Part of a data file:

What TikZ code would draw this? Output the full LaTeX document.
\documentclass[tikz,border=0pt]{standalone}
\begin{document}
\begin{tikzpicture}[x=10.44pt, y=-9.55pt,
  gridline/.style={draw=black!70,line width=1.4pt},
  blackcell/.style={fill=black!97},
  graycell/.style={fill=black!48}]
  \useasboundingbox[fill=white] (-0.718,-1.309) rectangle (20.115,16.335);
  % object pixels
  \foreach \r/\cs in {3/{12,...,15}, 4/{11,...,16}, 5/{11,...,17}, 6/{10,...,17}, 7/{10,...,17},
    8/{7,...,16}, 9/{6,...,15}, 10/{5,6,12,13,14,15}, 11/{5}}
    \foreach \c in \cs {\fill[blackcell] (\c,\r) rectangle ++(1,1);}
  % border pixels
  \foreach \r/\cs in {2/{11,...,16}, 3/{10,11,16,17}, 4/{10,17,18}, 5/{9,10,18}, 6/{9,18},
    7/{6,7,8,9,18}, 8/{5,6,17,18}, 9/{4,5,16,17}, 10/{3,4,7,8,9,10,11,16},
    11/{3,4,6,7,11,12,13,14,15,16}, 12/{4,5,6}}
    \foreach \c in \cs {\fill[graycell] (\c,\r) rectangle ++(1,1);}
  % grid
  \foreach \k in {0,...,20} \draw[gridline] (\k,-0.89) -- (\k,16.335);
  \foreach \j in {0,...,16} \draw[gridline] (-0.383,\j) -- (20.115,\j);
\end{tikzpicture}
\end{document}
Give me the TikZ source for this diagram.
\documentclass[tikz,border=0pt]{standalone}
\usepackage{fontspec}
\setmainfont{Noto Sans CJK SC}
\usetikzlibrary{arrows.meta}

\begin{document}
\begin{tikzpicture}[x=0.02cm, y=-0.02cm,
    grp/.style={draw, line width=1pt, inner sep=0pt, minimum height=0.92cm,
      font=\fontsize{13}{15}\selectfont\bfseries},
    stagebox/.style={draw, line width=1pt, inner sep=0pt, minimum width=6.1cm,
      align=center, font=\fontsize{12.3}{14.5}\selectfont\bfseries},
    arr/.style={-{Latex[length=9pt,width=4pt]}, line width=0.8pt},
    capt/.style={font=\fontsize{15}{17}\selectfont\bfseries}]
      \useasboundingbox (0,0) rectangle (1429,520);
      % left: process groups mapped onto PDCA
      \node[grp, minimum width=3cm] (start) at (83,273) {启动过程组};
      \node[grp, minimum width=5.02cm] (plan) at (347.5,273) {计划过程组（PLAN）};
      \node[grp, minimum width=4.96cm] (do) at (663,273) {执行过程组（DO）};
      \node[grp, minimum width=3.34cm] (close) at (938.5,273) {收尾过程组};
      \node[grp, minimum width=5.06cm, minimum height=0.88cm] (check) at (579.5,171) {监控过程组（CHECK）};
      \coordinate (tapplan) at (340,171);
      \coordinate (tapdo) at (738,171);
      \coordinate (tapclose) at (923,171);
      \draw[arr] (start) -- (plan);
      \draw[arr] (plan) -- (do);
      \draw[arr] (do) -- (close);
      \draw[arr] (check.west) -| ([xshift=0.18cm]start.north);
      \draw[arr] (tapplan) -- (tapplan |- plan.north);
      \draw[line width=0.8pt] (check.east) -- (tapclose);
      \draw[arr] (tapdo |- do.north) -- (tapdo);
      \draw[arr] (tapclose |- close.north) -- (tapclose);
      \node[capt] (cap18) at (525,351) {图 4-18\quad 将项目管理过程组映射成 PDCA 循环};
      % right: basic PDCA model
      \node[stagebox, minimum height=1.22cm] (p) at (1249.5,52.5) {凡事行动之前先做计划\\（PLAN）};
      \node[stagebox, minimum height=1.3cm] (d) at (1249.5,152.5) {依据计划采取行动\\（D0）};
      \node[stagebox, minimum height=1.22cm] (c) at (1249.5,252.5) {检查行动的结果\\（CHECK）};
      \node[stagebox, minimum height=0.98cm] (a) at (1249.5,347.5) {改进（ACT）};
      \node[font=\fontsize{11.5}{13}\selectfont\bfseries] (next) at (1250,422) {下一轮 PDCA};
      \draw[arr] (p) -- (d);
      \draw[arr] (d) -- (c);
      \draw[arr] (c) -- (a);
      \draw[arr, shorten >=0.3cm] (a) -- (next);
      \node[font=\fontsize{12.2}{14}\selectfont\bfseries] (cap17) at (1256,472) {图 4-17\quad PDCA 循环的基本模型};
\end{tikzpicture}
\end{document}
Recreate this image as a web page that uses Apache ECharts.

Your instructions. Go through the records and show every line with the string "this" in it.

Reply.
What TikZ code would draw this? Output the full LaTeX document.
Give me the TikZ source for this diagram.
Recreate this image as a web page that uses Apache ECharts.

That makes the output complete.